Among the few treasures which the traveler feels he must carry away from that land of art—Japan—the writer chose a kakemono representing the grim old fighter Ieyasu dressed in his stiff brocade of choice pattern which the elegance of his life demanded.

He sits not on horse, nor in palanquin, but at ease and in reflective mood in his home, his queer head-dress arching out from his falcon-like head, holding in one hand a sword even in this hour of leisure, ready to spring upon his country’s foes, in the other hand a roll of paper, for he was like the great Charlemagne, a man of letters, as well as of battles.

Sensitive, fine and piercing as a blade, is his glance, delicate as a woman in the finish of his attitude, yet commanding, imperious, indomitable and over all and through all, a scholar, not in the infinitesimal detail of the school, but in the magnificent sense of life, one who learns from all experience and progresses through everything and acquires in every phase of fortune and misfortune, leaving to the world the priceless inheritance of such scholarship, hope, faith—nay, charity! What Ieyasu was, so to me seems hisrace, imbued with the large serenity which grasps ages, not minutes; it can conquer, or be conquered, with equal grace, without self-elation, or self-abasement, but with the majestic nature of the true theist and the true altruist advances to its destiny reaching as does all greatness its maturity slowly, until it becomes the master of itself and of others.

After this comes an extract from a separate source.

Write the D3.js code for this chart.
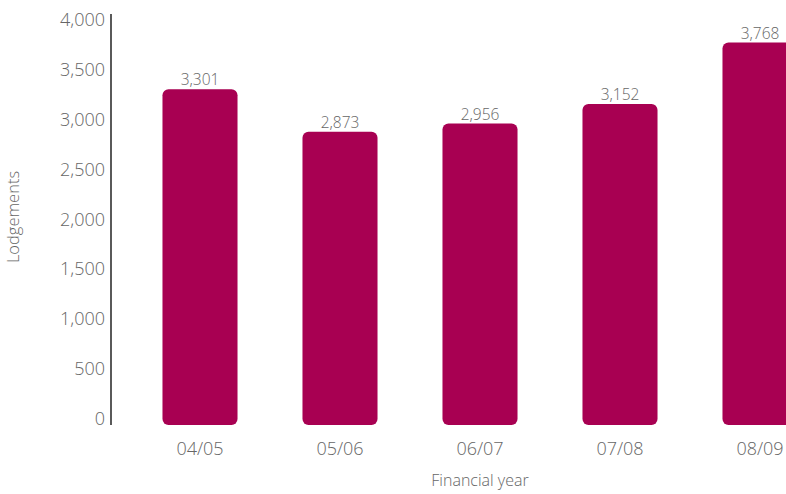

The ethical beauty of the home life of Japan, the charming routine of the schools, the fraternal relations in the army and navy, the courtesy between master and servant, in the factory and the shop, and in the home is all delightful to see, and the welcome to the stranger, that finest flower of civilization, as of character, to feel!

The soft grey coloring, the subdued green, the reserve of forest and field, unlike our own exuberant Philippines, at first seem shy, demure, not a little austere, but as you pass the days and nights there the subtle influence of the Northern Italy works its miracle and you yield as every one has before you, captivated by an influence too complex to define. Japan has the “charme intime,” as the French say, the charm which penetrates but holds forever.

Massive, Greek-like Korea and colossal Manchuria, bold, daring as the fastnesses of Asia are, overwhelm the imagination and leave you stirred to their heroic level!

But a glimpse, a panorama of these graphic countries is all these pages can bring.

Each has a magnetism one must experience, and as one New Englander said of his native town, it needs no pennies in their fountains to call you back to retread their sublime and lofty pinnacles, or their exquisite by-paths.

These pages were for the most part published in the daily press of Japan, and were written “en voyage” or within the hospitable doors of the Astor House, Seoul and the Bluff Hotel in Yokohama. They form notes of travel rather than a conventional book.